Life In Plastic, It's Fantastic

With thanks from Aqua. The song is called Barbie Girl. I remember it very vaguely from University or maybe even high school. I was laying awake again last night, thinking as this song ran through my head. One of the things that I struggle with these days is the loss of my privacy. I think a few of you may have noticed that I'm an extrovert. But, here's the thing about being an extrovert - you control what people see of you. I project. I'm not so much an extrovert as an actress. I use my extrovert tendencies to control what people see of me. I can define who I am, and to some extent how people respond to me, using my personality.
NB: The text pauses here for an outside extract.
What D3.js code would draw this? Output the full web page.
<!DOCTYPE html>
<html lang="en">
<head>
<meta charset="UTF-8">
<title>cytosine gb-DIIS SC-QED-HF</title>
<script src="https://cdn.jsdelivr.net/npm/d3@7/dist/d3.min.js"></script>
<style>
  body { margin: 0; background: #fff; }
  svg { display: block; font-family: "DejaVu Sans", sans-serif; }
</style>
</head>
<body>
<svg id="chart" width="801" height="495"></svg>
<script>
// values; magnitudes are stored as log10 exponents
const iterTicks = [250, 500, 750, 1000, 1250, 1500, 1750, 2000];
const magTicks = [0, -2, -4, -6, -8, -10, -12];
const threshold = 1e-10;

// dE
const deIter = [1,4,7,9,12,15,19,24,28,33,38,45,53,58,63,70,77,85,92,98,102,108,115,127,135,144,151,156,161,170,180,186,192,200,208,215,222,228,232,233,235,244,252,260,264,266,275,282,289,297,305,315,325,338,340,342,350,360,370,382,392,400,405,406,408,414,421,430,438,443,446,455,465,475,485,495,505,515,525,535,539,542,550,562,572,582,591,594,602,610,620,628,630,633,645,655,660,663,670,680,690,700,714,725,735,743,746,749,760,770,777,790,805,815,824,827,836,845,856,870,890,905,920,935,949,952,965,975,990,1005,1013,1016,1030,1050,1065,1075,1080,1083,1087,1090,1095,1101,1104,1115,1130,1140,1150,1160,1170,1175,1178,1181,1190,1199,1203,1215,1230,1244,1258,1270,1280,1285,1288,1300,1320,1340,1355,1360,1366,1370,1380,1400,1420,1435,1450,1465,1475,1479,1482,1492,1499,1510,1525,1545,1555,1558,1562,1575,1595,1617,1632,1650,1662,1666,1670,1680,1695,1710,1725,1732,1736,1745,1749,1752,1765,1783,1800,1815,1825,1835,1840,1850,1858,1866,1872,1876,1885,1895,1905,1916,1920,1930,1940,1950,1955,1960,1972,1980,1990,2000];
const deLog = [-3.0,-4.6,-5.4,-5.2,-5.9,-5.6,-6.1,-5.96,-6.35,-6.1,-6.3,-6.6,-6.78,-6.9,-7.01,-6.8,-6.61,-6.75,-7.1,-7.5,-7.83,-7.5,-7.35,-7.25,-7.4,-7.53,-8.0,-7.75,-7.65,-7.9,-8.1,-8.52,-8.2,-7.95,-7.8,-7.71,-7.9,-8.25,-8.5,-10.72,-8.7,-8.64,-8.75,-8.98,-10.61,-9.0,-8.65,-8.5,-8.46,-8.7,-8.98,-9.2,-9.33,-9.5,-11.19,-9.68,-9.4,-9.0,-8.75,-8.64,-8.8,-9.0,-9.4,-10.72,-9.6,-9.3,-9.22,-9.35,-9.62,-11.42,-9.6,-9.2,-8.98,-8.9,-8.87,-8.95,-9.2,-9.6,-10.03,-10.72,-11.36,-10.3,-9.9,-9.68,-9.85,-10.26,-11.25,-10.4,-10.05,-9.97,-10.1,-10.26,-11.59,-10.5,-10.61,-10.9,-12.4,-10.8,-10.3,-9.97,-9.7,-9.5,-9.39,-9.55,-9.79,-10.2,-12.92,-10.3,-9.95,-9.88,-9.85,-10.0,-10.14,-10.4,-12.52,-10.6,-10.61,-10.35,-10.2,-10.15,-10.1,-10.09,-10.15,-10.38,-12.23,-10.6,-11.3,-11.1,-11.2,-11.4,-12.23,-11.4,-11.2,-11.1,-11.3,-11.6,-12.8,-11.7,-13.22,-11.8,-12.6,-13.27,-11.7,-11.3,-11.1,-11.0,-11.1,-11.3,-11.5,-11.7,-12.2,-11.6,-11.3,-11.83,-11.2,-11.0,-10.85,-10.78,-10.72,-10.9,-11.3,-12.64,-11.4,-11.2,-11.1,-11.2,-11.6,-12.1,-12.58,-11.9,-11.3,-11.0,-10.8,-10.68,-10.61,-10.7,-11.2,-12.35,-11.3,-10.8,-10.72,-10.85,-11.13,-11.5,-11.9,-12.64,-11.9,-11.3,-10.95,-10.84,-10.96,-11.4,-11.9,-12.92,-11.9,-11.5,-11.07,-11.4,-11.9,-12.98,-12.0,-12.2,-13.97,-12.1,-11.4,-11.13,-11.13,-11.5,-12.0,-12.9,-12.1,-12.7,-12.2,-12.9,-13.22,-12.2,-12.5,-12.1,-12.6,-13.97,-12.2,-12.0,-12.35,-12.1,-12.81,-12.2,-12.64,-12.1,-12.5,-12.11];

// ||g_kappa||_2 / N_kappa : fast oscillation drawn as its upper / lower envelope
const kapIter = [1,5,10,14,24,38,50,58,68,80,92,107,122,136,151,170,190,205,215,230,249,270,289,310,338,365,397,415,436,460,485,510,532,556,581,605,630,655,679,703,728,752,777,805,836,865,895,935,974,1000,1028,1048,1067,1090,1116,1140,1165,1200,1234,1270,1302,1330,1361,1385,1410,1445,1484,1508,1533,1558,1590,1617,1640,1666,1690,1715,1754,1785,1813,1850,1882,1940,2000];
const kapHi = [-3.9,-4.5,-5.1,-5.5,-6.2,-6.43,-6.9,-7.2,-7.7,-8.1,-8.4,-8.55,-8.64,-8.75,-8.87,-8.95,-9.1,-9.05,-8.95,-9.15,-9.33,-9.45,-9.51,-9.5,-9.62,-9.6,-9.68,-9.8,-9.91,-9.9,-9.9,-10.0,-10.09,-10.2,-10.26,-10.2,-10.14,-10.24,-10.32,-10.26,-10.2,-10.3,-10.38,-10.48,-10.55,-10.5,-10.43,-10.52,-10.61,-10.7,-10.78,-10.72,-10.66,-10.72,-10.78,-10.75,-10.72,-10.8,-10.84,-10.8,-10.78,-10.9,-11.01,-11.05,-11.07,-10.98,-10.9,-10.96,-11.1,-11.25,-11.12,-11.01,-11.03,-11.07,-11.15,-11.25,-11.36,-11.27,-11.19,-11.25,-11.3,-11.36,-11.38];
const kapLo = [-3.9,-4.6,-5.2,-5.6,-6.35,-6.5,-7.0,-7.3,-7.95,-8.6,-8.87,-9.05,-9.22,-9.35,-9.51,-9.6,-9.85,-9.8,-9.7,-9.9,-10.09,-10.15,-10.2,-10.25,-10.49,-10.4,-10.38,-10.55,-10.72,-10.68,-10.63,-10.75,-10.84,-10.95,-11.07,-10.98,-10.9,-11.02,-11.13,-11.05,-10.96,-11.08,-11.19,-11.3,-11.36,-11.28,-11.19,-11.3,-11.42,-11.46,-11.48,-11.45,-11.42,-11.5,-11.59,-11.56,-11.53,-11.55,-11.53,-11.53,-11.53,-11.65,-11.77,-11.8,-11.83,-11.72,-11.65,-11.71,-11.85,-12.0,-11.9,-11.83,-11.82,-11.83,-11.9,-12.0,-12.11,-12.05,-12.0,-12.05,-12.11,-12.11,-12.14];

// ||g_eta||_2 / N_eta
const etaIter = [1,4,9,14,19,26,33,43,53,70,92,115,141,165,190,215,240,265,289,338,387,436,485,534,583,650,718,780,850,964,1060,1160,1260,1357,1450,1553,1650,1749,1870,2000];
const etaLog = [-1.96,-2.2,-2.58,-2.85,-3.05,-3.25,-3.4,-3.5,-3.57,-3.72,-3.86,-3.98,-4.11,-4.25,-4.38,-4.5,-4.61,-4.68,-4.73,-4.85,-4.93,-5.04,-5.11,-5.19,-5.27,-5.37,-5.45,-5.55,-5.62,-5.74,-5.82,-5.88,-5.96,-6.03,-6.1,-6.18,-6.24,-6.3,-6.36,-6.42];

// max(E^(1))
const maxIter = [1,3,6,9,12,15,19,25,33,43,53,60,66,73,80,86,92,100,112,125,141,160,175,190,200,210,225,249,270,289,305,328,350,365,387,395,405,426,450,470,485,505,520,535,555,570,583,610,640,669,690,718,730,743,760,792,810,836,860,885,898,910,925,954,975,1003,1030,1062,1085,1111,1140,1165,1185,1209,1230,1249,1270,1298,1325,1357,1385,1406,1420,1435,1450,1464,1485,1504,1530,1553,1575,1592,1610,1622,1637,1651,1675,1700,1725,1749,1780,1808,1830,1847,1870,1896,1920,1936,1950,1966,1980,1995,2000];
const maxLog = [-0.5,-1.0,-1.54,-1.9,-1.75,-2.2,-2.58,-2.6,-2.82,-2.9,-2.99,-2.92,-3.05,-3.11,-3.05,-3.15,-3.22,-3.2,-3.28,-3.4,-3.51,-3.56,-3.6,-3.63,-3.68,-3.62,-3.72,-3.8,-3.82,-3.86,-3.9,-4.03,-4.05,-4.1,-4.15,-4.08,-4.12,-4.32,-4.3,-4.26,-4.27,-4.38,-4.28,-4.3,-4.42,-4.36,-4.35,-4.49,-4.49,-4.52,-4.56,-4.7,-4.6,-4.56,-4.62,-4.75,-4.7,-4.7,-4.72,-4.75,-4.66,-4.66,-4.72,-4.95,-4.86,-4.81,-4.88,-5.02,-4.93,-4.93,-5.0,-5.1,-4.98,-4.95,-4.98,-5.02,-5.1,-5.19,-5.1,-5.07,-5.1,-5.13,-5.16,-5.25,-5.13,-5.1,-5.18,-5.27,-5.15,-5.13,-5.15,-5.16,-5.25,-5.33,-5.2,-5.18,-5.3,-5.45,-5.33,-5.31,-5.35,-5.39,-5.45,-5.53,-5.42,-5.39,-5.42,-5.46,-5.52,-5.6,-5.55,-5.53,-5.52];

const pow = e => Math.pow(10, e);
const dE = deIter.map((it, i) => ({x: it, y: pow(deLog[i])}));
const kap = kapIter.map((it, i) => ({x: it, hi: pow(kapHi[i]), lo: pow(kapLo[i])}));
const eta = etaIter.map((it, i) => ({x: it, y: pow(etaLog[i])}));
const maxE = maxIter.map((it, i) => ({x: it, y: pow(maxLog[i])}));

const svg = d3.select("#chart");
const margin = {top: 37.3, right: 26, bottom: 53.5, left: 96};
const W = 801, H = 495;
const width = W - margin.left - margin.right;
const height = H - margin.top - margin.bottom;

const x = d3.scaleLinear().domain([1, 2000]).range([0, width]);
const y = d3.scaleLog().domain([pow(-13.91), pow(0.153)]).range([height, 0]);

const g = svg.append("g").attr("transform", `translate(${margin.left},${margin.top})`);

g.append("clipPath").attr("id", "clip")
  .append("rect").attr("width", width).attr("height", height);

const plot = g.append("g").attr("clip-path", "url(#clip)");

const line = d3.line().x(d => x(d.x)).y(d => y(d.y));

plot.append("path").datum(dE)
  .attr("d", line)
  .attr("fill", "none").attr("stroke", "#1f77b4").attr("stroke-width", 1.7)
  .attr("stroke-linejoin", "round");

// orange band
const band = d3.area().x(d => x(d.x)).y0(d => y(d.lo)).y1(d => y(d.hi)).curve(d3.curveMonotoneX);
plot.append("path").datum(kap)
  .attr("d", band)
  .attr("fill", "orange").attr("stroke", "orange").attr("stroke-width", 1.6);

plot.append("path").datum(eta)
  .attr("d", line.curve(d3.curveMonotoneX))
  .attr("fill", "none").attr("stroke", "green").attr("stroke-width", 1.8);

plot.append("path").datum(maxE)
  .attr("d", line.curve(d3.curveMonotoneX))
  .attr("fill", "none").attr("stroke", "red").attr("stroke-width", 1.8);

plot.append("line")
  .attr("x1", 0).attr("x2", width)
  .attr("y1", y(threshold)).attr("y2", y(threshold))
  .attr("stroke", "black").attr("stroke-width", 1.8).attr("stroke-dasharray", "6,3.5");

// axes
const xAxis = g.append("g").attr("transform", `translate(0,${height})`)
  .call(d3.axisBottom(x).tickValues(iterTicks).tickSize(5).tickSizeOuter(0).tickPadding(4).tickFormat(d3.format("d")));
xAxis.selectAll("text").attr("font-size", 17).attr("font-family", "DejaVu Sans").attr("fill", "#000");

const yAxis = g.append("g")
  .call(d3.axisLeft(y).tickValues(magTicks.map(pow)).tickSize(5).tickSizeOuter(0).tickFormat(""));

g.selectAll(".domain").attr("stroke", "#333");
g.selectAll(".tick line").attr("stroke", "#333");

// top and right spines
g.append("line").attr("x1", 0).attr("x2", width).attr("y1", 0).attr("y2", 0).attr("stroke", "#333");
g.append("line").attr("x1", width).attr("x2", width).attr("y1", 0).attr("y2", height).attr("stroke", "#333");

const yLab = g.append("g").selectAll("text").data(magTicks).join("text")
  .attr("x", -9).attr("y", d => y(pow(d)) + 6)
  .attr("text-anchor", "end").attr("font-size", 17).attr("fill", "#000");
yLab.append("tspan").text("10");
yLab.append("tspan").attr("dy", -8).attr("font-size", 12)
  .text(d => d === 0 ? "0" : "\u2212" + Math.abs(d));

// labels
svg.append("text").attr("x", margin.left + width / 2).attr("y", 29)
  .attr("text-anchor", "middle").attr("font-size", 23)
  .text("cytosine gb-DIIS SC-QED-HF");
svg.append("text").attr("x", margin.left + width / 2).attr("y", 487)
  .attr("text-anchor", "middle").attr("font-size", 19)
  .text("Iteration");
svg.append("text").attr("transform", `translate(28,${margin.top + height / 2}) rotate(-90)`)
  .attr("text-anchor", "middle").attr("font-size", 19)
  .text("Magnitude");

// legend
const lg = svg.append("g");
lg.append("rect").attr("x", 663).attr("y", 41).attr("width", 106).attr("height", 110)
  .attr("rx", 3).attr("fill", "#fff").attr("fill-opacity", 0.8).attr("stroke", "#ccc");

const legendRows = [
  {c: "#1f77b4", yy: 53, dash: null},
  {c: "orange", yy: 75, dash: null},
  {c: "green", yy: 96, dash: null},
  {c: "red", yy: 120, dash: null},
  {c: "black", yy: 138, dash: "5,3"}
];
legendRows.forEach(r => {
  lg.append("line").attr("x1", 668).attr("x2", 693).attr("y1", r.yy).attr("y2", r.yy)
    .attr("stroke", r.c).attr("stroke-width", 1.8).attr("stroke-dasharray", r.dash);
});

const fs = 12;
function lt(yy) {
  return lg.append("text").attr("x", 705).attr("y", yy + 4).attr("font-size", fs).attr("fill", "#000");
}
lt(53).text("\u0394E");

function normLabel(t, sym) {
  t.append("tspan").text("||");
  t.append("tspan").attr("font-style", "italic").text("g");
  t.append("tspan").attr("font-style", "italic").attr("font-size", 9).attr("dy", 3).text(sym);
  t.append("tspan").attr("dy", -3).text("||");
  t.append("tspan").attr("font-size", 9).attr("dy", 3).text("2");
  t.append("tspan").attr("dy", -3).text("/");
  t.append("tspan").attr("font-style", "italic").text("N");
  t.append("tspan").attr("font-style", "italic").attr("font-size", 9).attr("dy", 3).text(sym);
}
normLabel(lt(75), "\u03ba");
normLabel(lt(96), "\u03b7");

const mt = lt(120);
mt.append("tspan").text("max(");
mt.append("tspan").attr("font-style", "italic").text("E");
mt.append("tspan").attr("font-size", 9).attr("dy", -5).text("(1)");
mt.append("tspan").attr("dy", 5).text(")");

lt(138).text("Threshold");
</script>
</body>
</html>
So, the weekend of the baptisms, when I left the sanctuary, sobbing, I was horrified. I don't cry in public. Honestly, I'm not much of a crier at all. One of the hard parts of grief is that I can't control what people see of me. I am overwhelmed by grief, and there simply is no hiding it. I am not the person who is good at her job, or is a good cook, or has red hair, I am one half of the "dead baby couple" as Mr. Spit calls us.
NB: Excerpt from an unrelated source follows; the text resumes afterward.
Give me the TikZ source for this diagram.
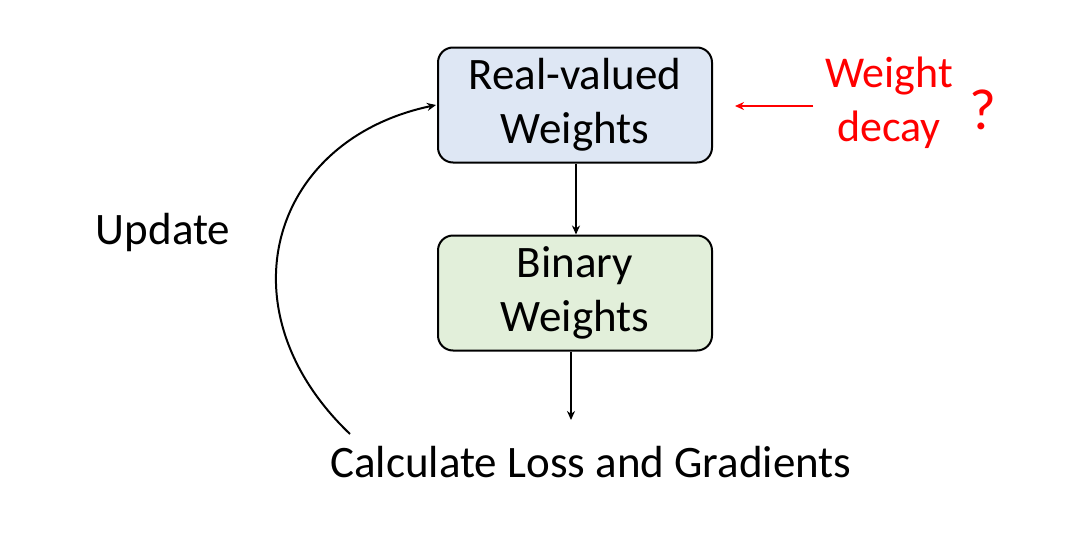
\documentclass[tikz,border=0pt]{standalone}
\usepackage{fontspec}
\setmainfont{Carlito}
\usetikzlibrary{arrows.meta}
\definecolor{boxblue}{HTML}{DEE7F4}
\definecolor{boxgreen}{HTML}{E2EFDA}
\definecolor{wdred}{HTML}{FF0000}
\begin{document}
\begin{tikzpicture}[x=1pt,y=-1pt,
  wbox/.style={draw=black,line width=2pt,rounded corners=15pt,minimum width=274pt,minimum height=115pt,align=center,font=\fontsize{45}{54}\selectfont,inner sep=0pt},
  lbl/.style={font=\fontsize{45}{54}\selectfont,inner sep=0pt,align=center},
  conn/.style={line width=2pt,-{Stealth[length=9pt,width=8pt]}}]
\useasboundingbox (0,0) rectangle (1080,541);
\node[wbox,fill=boxblue] (real) at (575,105) {Real-valued\\Weights};
\node[wbox,fill=boxgreen] (bin) at (575,293) {\raisebox{-3pt}{\parbox{274pt}{\centering Binary\\Weights}}};
\node[lbl] (calc) at (591,462) {Calculate Loss and Gradients};
\node[lbl] (upd) at (163,232) {Update};
\node[lbl,font=\fontsize{44}{54}\selectfont,text=wdred] (wd) at (889,103) {Weight\\decay};
\node[lbl,font=\fontsize{58}{60}\selectfont,text=wdred] (q) at (983,110) {?};
\coordinate (calcstart) at (350,434);
\coordinate (realin) at (436,105);
\coordinate (redstart) at (813,106);
\coordinate (redend) at (735,106);
\draw[conn] (real.south -| 576,0) -- (bin.north -| 576,0);
\draw[conn] (bin.south -| 571,0) -- (571,420);
\draw[conn] (calcstart) .. controls (220,310) and (270,140) .. (realin);
\draw[conn,line width=1.7pt,draw=wdred,fill=wdred] (redstart) -- (redend);
\end{tikzpicture}
\end{document}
There is no privacy. I am visible. People I don't know, know about Gabriel. They aren't gossiping, they aren't telling rumours, but we are that couple that has had the horrible thing happen to us. We are marked. The "dead baby couple". And we are watched. I can see women look at me, as a child goes past me. I saw their pitying eyes during the baptism. I saw their looks when I first came back to work - a stomach too flat, and no explanation at hand. I see the look when I tell then. A glance at an empty womb, that doesn't quite return to my eyes. They stammer. They don't know what to say.

Now is probably more painful, because I am ever aware that Gabriel would have been here by now. So is everyone else. I was in an elevator moments ago:

"How do you like burning the candle at both ends?"
Huh?
"Well, up all night with a baby, and then at work all day."
Oh, you haven't heard. My baby was born premature in December, and he died.

I tell people - "It's ok" when they apologize. I tell them that we are carrying on. I'm optimistic about trying again. I emphasize how thankful I am that Gabriel had half an hour with us. I try to change the subject when I think that people I don't know well are going to talk about Gabriel.

I see it's getting better. I believe that I am improving. I have meetings, I go to work, I volunteer, I live life. I tell people that Gabriel died, while I'm in the elevator. I do it with sadness in my eyes, but my tone is matter of fact. Short words. Carefully created sentences.

I don't tell them I would give my very life to be up all night. I don't suggest that maybe they could go ask someone else why I'm back, and leave me the hell alone. I don't scream at them about Canada's yearlong maternity leave program. I don't ask who they know that doesn't take the entire year off. I don’t ask where their brain is. And especially, I don't sit and cry in the elevator. I get off, walk into my meeting, and carry on with the business at hand.

I'm not so sure I really have any other choice.

Mostly, I think "What do you want me to tell you - my baby is still dead. My life sucked yesterday, it sucks today, and it's quite likely to suck for some time. Not forever, and it's no longer the worst sucking feeling in the world, but really, what do you expect?” And I'm not sure how much to tell people. I tell the blog everything. My reason for beginning was to write down these feelings.

The rest of the world? Do they really want to hear that I hurt? That doesn't change from day to day. There isn't any 'new' news. I still miss him. I'm still going to work, I'm still coming home. I'm still making dinner, and doing housework. Do you want to hear about how angry I am? Do you want to know what this pain is really like? Do you want me to tell you that I didn’t want to get up yesterday. I didn’t want to get up today, and tomorrow I likely won’t want to get up either.

The sadness is not all encompassing, but it's my shadow. Describe it as my great sorrow. Not great in size but great in the length of time it will be with me. I am sad. Not weeping, not wailing, not sobbing, not always visibly sad. But I am sad. And I hide some of it. It’s too hard to explain to people who don’t live in a place where they have grieved deeply the loss of something precious. I have no desire to educate people about what grief is like, I’m too busy living it. So I don’t necessarily bring everyone into it. I think, maybe they think I’m ok. Maybe they think I have bounced back.

And that isn't necessarily the impression I want to leave people. I want people to know that I am still broken. That those words in the elevator will stay with me. A thoughtless world can wound for days. The sight of a new baby can take my breath away. And the reminder that I make others uncomfortable, makes me want to curl up. Life in plastic, it's fantastic.

thanks for the many kind words yesterday - the many ways that you affirmed that anger is a normal part of grieving. I needed to hear it. There's still an angry woman inside of me, but I discovered that after a particularly bad day, Marble Slab cheesecake ice cream will soothe her just a bit.